Schrems II comes home - Austrian SA takes action on EU-US data transfers

January 19, 2022
1 minutes

A recent decision by the Austrian Supervisory Authority (SA) has found a website operator to have violated its post-Schrems II data transfer obligations, and potentially marks the beginning of similar enforcement action across Europe.  

In December 2021, the Austrian SA found that a website which used the free version of Google Analytics was in breach of the GDPR's data transfer rules. Specifically, it found that Google's use of Standard Contractual Clauses and supplementary measures did not ensure that personal data transferred from Europe to the US was provided with an adequate level of protection. Consequently, the website operator, as data exporter, was found to have violated its data transfer obligations under the GDPR. 

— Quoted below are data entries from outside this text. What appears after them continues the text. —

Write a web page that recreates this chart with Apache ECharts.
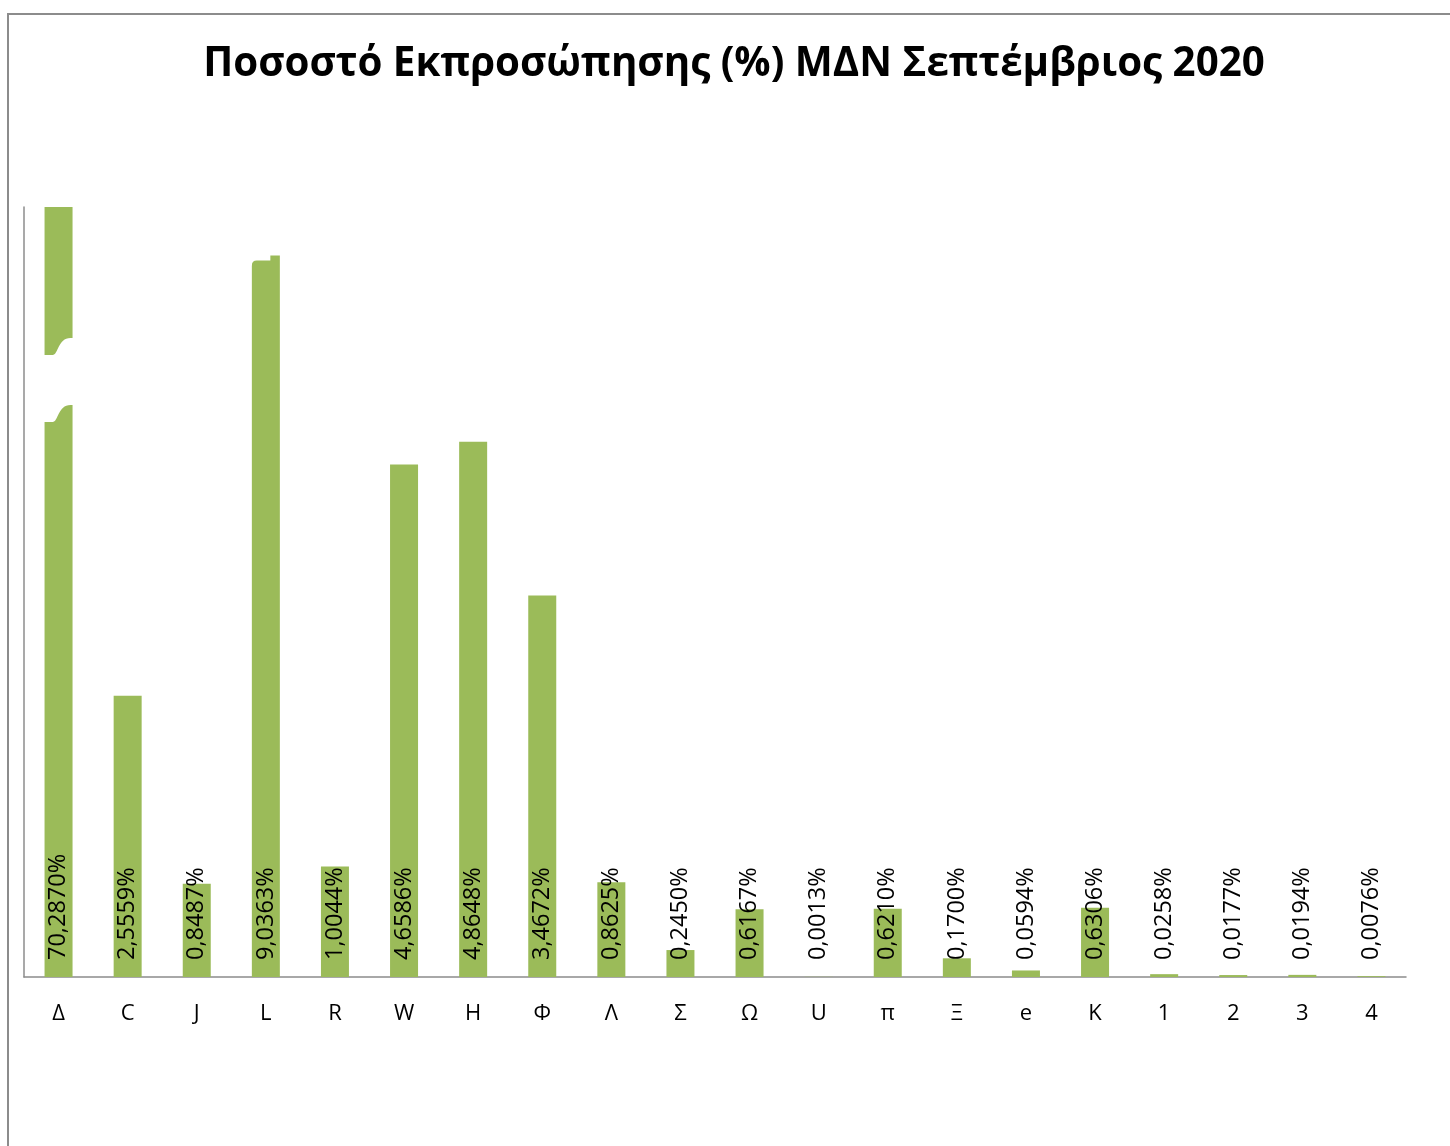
<!DOCTYPE html>
<html>
<head>
<meta charset="utf-8">
<script src="https://cdn.jsdelivr.net/npm/echarts@6/dist/echarts.min.js"></script>
<style>
  html, body { margin: 0; padding: 0; background: #ffffff; }
  #chart { width: 1450px; height: 1146px; }
</style>
</head>
<body>
<div id="chart"></div>
<script>
// ---- data ----
const titleText = 'Ποσοστό Εκπροσώπησης (%) ΜΔΝ Σεπτέμβριος 2020';
const categories = ['Δ', 'C', 'J', 'L', 'R', 'W', 'H', 'Φ', 'Λ', 'Σ', 'Ω', 'U', 'π', 'Ξ', 'e', 'K', '1', '2', '3', '4'];
const values = [70.2870, 2.5559, 0.8487, 9.0363, 1.0044, 4.6586, 4.8648, 3.4672, 0.8625, 0.2450,
                0.6167, 0.0013, 0.6210, 0.1700, 0.0594, 0.6306, 0.0258, 0.0177, 0.0194, 0.0076];
// broken (truncated) bars: category and the height at which they are drawn
const brokenCategories = ['Δ', 'L'];
const brokenShownHeights = [7.0, 6.56];
// wave break drawn across the Δ bar: [category, lower value, upper value]
const waveBreak = ['Δ', 5.2, 5.81];
// small notch at the top of the L bar: [category, value]
const notchBreak = ['L', 6.56];
const axisMax = 7;

const shownHeights = values.map((v, i) => {
  const k = brokenCategories.indexOf(categories[i]);
  return k >= 0 ? brokenShownHeights[k] : v;
});

const fmt = v => v.toFixed(4).replace('.', ',') + '%';

const chart = echarts.init(document.getElementById('chart'), null, { renderer: 'canvas' });

const option = {
  backgroundColor: '#ffffff',
  animation: false,
  title: {
    text: titleText,
    left: 729,
    top: 40,
    textAlign: 'center',
    textStyle: { fontFamily: 'Open Sans', fontWeight: 'bold', fontSize: 40.3, color: '#000000' }
  },
  graphic: [{
    type: 'rect',
    shape: { x: 8, y: 14, width: 1500, height: 1200 },
    style: { fill: 'none', stroke: '#8c8c8c', lineWidth: 2 },
    silent: true,
    z: 100
  }],
  grid: { left: 24, right: 44, top: 207, bottom: 169 },
  xAxis: {
    type: 'category',
    data: categories,
    axisLine: { show: true, lineStyle: { color: '#8c8c8c', width: 1.5 } },
    axisTick: { show: false },
    axisLabel: { color: '#000000', fontFamily: 'Open Sans', fontSize: 22, margin: 26, interval: 0 },
    splitLine: { show: false }
  },
  yAxis: {
    type: 'value',
    min: 0,
    max: axisMax,
    axisLine: { show: true, lineStyle: { color: '#8c8c8c', width: 1.5 } },
    axisTick: { show: false },
    axisLabel: { show: false },
    splitLine: { show: false }
  },
  series: [
    {
      type: 'bar',
      data: shownHeights,
      barWidth: 28,
      itemStyle: { color: '#9BBB59' },
      label: {
        show: true,
        position: 'insideBottom',
        rotate: 90,
        align: 'left',
        verticalAlign: 'middle',
        distance: 15,
        offset: [2, 0],
        color: '#000000',
        fontFamily: 'Open Sans',
        fontSize: 23.5,
        formatter: p => fmt(values[p.dataIndex])
      },
      z: 2
    },
    {
      type: 'custom',
      data: [waveBreak],
      z: 5,
      silent: true,
      renderItem: (params, api) => {
        const ci = categories.indexOf(waveBreak[0]);
        const lo = api.coord([ci, api.value(1)]);
        const hi = api.coord([ci, api.value(2)]);
        const cx = hi[0], t = hi[1], b = lo[1];
        const d = 17;
        const path =
          `M${cx - 31},${t + d} L${cx - 6},${t + d} C${cx},${t + d} ${cx - 1},${t} ${cx + 12},${t} ` +
          `L${cx + 33},${t} L${cx + 33},${b} L${cx + 12},${b} C${cx - 1},${b} ${cx},${b + d} ${cx - 6},${b + d} ` +
          `L${cx - 31},${b + d} Z`;
        return { type: 'path', shape: { pathData: path }, style: { fill: '#ffffff', stroke: null } };
      }
    },
    {
      type: 'custom',
      data: [notchBreak],
      z: 5,
      silent: true,
      renderItem: (params, api) => {
        const ci = categories.indexOf(notchBreak[0]);
        const p = api.coord([ci, api.value(1)]);
        const cx = p[0], t = p[1];
        const path =
          `M${cx - 16},${t - 1} L${cx + 4.5},${t - 1} L${cx + 4.5},${t + 5} L${cx - 9},${t + 5} ` +
          `Q${cx - 14},${t + 5} ${cx - 14},${t + 10} L${cx - 16},${t + 10} Z`;
        return { type: 'path', shape: { pathData: path }, style: { fill: '#ffffff', stroke: null } };
      }
    }
  ]
};

chart.setOption(option);
</script>
</body>
</html>
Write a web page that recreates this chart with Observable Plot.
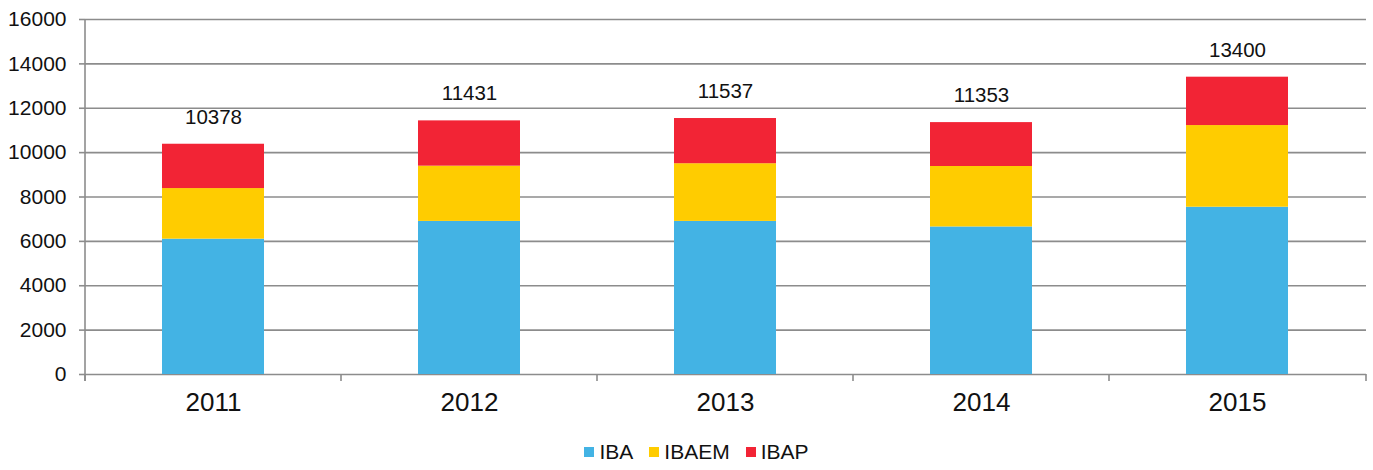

This decision was followed by similar actions in Brussels and in the Netherlands. Earlier this month, the EDPS issued a reprimand to the European Parliament regarding the illegal transfer of data stemming from their use of cookies (including Google Analytics), and the Dutch SA announced that the use of Google Analytics may soon be illegal, pending the outcome of a current investigation due to be announced early this year. Other SAs across Europe have not (yet) commented on the matter. In the UK, the ICO has not formally announced where they stand on this issue, although notably the ICO website itself utilises Google Analytic cookies.

This has potentially significant implications for organisations. According to the Austrian decision, the website owner, as data exporter, remains responsible for complying with data transfer obligations. Such obligations present a potentially high bar for compliance.

In this case, the website operator had used a service that implemented numerous supplementary measures (including encryption, anonymisation and pseudonymisation, and "careful examination(s) of every data access request" received by the US authorities) and was still found to have provided an insufficient level of protection over personal data.

The question remains as to what measures will then be deemed to be adequate to close the gap between the website operator and Schrems II compliance.